■ DATA ■
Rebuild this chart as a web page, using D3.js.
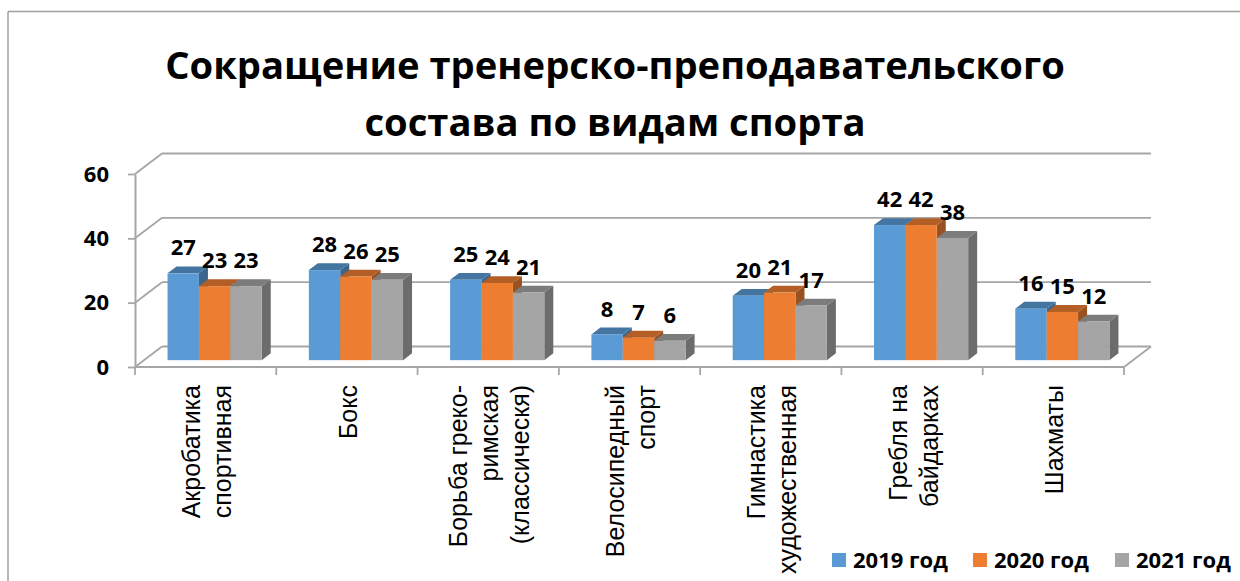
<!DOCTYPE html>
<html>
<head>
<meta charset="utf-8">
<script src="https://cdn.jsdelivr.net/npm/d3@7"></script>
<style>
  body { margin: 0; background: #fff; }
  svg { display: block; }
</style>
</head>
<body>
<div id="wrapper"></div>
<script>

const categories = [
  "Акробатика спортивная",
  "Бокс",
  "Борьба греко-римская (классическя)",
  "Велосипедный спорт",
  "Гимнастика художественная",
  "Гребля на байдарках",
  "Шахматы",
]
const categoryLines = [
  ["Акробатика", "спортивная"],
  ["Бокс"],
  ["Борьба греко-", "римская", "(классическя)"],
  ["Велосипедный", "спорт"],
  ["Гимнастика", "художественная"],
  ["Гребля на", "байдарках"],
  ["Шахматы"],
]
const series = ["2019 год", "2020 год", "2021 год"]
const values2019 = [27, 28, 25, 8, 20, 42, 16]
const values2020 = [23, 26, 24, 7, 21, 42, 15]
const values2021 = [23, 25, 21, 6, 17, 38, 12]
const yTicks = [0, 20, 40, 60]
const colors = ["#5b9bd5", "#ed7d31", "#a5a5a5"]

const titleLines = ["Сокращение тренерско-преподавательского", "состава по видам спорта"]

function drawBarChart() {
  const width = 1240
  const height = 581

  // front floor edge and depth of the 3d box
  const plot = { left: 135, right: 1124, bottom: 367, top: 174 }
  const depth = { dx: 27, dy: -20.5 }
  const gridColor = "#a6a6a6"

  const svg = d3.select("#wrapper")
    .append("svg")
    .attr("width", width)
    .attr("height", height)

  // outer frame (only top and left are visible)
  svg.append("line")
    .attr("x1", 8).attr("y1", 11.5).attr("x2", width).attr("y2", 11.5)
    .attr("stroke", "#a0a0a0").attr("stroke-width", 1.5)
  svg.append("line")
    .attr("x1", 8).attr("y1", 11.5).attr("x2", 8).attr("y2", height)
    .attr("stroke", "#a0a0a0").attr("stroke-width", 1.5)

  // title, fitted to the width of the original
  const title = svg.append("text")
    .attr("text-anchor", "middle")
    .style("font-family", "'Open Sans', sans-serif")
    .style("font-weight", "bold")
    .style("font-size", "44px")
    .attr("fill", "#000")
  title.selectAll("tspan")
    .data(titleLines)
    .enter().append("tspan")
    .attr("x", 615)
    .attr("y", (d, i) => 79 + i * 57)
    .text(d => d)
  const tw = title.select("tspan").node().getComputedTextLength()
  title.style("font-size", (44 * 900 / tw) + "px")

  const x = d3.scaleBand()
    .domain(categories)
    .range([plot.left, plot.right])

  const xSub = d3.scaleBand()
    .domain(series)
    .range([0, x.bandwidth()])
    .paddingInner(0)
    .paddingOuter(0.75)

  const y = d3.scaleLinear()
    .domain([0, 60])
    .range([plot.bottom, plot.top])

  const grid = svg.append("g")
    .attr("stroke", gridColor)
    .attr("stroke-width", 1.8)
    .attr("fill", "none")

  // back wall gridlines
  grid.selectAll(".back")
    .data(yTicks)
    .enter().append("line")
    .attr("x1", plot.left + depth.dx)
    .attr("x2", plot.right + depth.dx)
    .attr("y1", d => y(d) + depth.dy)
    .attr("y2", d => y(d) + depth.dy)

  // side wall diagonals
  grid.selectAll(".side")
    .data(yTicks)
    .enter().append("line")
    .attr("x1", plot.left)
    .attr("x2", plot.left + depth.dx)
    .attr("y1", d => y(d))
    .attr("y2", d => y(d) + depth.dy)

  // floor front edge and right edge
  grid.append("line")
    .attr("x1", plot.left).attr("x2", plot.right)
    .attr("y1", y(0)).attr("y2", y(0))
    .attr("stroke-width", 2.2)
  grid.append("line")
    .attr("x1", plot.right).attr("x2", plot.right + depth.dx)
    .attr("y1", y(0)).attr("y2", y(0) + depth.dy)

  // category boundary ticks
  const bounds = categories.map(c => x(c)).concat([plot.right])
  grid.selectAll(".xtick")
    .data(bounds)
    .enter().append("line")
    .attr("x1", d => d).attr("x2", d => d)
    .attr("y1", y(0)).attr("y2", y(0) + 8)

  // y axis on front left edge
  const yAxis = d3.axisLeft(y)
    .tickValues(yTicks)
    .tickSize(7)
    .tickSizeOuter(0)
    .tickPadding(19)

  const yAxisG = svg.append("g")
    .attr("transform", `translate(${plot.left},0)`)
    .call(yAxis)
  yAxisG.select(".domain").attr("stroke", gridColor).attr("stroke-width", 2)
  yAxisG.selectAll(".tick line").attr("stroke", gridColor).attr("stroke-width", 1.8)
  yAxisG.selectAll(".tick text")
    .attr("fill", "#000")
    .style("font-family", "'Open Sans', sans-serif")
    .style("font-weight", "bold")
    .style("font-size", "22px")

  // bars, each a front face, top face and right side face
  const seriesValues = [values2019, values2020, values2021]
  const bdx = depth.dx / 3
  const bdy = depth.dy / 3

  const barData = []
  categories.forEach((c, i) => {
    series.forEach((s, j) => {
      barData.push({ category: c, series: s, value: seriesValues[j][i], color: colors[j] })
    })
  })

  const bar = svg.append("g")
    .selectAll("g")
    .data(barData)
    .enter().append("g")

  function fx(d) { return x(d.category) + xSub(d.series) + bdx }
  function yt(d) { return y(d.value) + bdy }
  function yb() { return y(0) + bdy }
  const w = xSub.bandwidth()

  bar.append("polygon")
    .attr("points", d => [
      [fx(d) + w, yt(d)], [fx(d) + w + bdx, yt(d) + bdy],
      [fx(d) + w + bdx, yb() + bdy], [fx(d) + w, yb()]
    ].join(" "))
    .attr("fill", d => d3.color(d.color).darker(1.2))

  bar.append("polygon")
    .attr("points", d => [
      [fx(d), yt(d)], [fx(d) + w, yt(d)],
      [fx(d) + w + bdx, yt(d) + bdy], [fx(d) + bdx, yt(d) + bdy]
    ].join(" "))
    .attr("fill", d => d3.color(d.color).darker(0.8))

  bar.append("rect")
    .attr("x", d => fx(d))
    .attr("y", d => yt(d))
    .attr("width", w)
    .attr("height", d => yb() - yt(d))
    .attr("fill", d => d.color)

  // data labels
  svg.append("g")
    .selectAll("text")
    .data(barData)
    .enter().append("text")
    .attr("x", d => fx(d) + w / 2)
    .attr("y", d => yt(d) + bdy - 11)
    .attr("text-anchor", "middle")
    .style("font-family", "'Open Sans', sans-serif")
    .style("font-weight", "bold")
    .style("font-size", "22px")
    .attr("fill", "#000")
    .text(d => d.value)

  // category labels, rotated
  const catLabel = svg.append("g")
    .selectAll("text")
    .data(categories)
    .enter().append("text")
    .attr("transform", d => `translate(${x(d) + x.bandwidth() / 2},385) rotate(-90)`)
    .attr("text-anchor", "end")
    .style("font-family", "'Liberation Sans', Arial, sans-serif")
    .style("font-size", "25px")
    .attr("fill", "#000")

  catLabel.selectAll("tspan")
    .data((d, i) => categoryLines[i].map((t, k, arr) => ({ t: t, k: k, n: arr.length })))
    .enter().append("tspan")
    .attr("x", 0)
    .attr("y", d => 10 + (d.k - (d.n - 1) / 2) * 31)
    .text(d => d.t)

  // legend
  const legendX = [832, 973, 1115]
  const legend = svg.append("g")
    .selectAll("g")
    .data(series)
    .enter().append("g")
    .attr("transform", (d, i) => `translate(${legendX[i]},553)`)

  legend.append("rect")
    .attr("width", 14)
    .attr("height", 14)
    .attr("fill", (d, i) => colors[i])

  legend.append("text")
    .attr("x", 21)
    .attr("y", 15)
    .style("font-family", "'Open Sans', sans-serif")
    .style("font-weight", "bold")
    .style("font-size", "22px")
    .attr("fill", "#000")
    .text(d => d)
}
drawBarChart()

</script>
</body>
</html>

■ SHORT PROBLEM ■
With all pictures left out, please transcribe exactly the lines from the start of the material through the line with "const height = 581".

■ OUTPUT ■
Rebuild this chart as a web page, using D3.js.
<!DOCTYPE html>
<html>
<head>
<meta charset="utf-8">
<script src="https://cdn.jsdelivr.net/npm/d3@7"></script>
<style>
  body { margin: 0; background: #fff; }
  svg { display: block; }
</style>
</head>
<body>
<div id="wrapper"></div>
<script>

const categories = [
  "Акробатика спортивная",
  "Бокс",
  "Борьба греко-римская (классическя)",
  "Велосипедный спорт",
  "Гимнастика художественная",
  "Гребля на байдарках",
  "Шахматы",
]
const categoryLines = [
  ["Акробатика", "спортивная"],
  ["Бокс"],
  ["Борьба греко-", "римская", "(классическя)"],
  ["Велосипедный", "спорт"],
  ["Гимнастика", "художественная"],
  ["Гребля на", "байдарках"],
  ["Шахматы"],
]
const series = ["2019 год", "2020 год", "2021 год"]
const values2019 = [27, 28, 25, 8, 20, 42, 16]
const values2020 = [23, 26, 24, 7, 21, 42, 15]
const values2021 = [23, 25, 21, 6, 17, 38, 12]
const yTicks = [0, 20, 40, 60]
const colors = ["#5b9bd5", "#ed7d31", "#a5a5a5"]

const titleLines = ["Сокращение тренерско-преподавательского", "состава по видам спорта"]

function drawBarChart() {
  const width = 1240
  const height = 581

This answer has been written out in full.